We have taken the decision to publish these images because, among the often glib words about the "ongoing migrant crisis", it is all too easy to forget the reality of the desperate situation facing many refugees.

The boy is one of 11 Syrian refugees feared dead after they drowned trying to cross the Mediterranean on two boats bound for the Greek island of Kos.

 One of the boats was carrying six Syrians when it sank after leaving Akyarlar, in a desperate attempt to cross the 5km Aegean straight to Kos that represented their best chance of entering the EU.

According to Turkey's Dogan news agency, three children and a woman from the small boat drowned. Two people survived after swimming back to shore in life jackets.

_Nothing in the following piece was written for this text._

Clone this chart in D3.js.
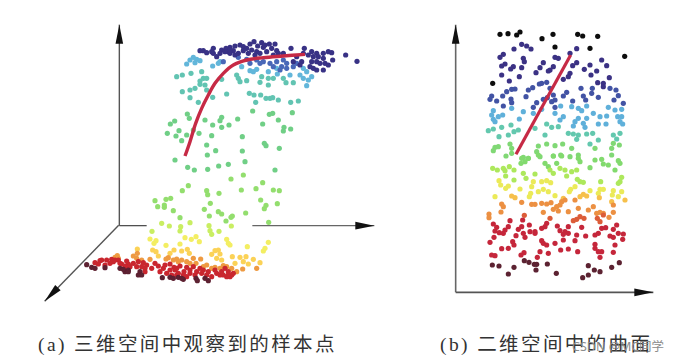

Labour leadership front-runner Jeremy Corbyn told The Independent: "Nobody could fail to be moved by this harrowing and heartbreaking image.

"It should remind us of the situation facing millions of people desperately fleeing a terrible civil war.

"The government's response to the refugee crisis has been wholly inadequate, and we are being shamed by our European neighbours."

RELATED: An open letter to those talking down the refugee crisis

Along with Afghan citizens, Syrians make up the bulk of the people fleeing conflict in their homeland to seek a safer home in Europe.

But while images of desperate refugees emerge almost every day, the attitude of Europe's policymakers and much of the public have continued to harden.

In Britain, David Cameron and Philip Hammond have been criticised for the "dehumanising" language they use to describe refugees.

The Prime Minister described migrants coming to the UK as a "swarm", and later said he would not "allow people to break into our country".

Hammond, the Foreign Secretary, said refugees were "marauding" around Calais. Amnesty International called his comments "shameful".

Hungary has continued to build its razor-wire fence blocking off the 170km length of its border with Serbia, and on Wednesday police in Budapest blocked refugees from boarding trains to Germany for a second day running.

In the Netherlands, the government has announced a toughening of its rules that would see failed asylum-seekers cut off from food and shelter within "a few weeks" of being handed a decision.